Despite the disappointment in Colorado, in Washington D.C. of all places, the Nationals were able to catch lightning in a bottle and win it all in a season where they had limited potential. After losing their superstar right fielder, Bryce Harper, to the Philadelphia Phillies for one of baseball’s biggest paychecks, Baseball-Reference.com only gave the Nats a 0.1 percent chance of winning the National League pennant.
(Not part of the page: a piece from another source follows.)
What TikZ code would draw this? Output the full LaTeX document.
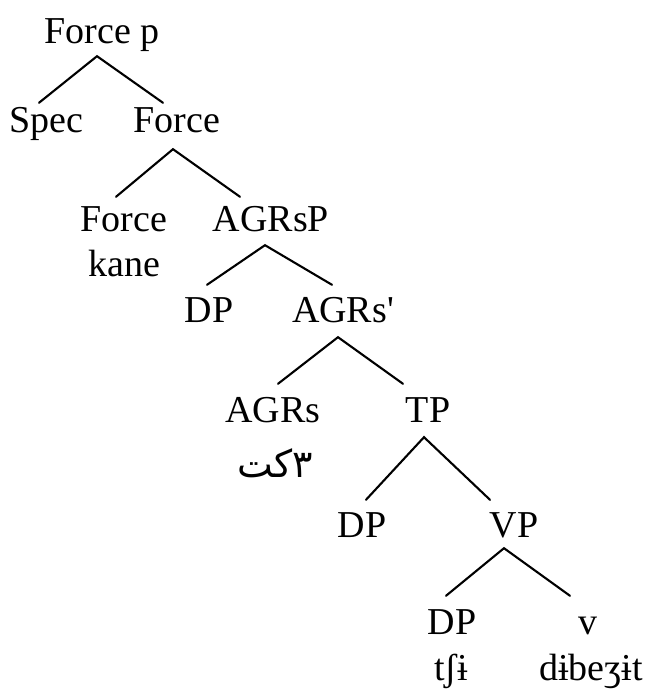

By the All-Star break it seemed that they would be playing second fiddle to the Atlanta Braves for the rest of the season, and while that was the case in the division, it was certainly a different story in October. Atlanta underperformed in the playoffs, and the Nationals got the jump on the Milwaukee Brewers in the bottom of the eighth inning of the NL Wild Card Game, catapulting the Nats into the divisional round against the Dodgers. What should have been a cakewalk for Los Angeles ended up being another upset that the Dodgers were on the wrong side of, losing three of the five games in the series.
The Nationals then swept St. Louis, allowing the Cardinals only six runs in the entire series, and sent themselves to the World Series against Houston. What followed were two straight wins by Washington, three straight wins by Houston, and another two straight wins from Washington, thereby making them World Series Champions for the first time in franchise history.
This was not only their first World Series win, but also their first World Series appearance, leaving the Seattle Mariners as the only team in the MLB to have never appeared in it. This is undoubtedly the best moment in sports for 2019, and one of baseball’s best underdog stories.